Herein, we present a new three-step route to prepare a covalently doped polyaniline (PANI) -based photothermal fabric with high evaporation capacity. In which, polyacrylamide (PAM) was covalently grafted onto the cotton yarns coupling with poly(glycidyl methacrylate) via electron beam irradiation induced co-graft polymerization as primary graft layer, while PANI was subsequently grafted onto the primary graft layer in situ, which was pre-functionalized by 2-(4-aminophenyl)ethylamine, as secondary graft layer. It has been found that the PAM-doped PANI-based photothermal fabric achieved high evaporation rate 1.60 kg m−2 h−1 from pure water, 1.54 kg m−2 h−1 from 3.5 wt% NaCl solution, and 1.49 kg m−2 h−1 even in 10 wt% NaCl solution under 1 sun irradiation.

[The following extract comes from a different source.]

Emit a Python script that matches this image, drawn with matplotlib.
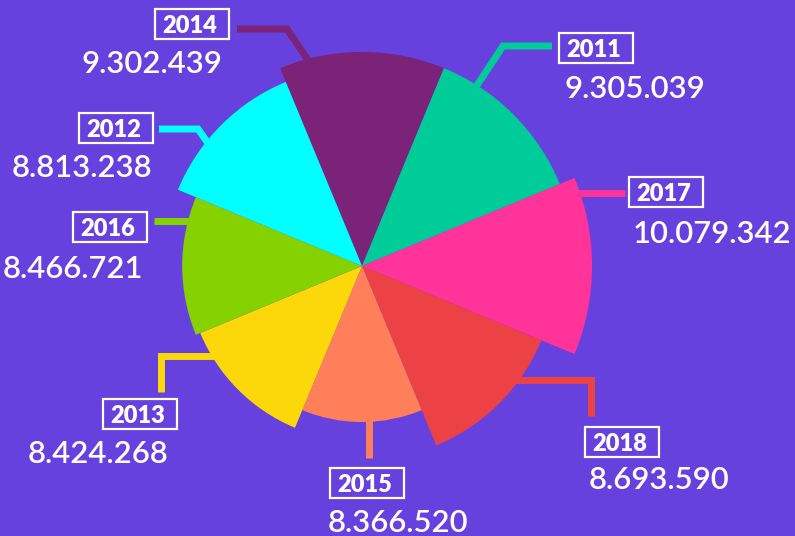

Furthermore, the evaporation-induced salt crystallization did not appear on the surface of fabric, but preferentially occurred on the area of supporting platform off the fabric. This characteristic endowed the doped fabric with average recovery rate of freshwater at 1.54 kg m−2 h−1 and salt at 0.03 kg m−2 h−1 from simulated seawater. This work provides a novel strategy to the enhancement of conductive polymer based photothermal materials via covalently doping, which could popularize the application of solar-driven evaporation to resource recovery from saline waters.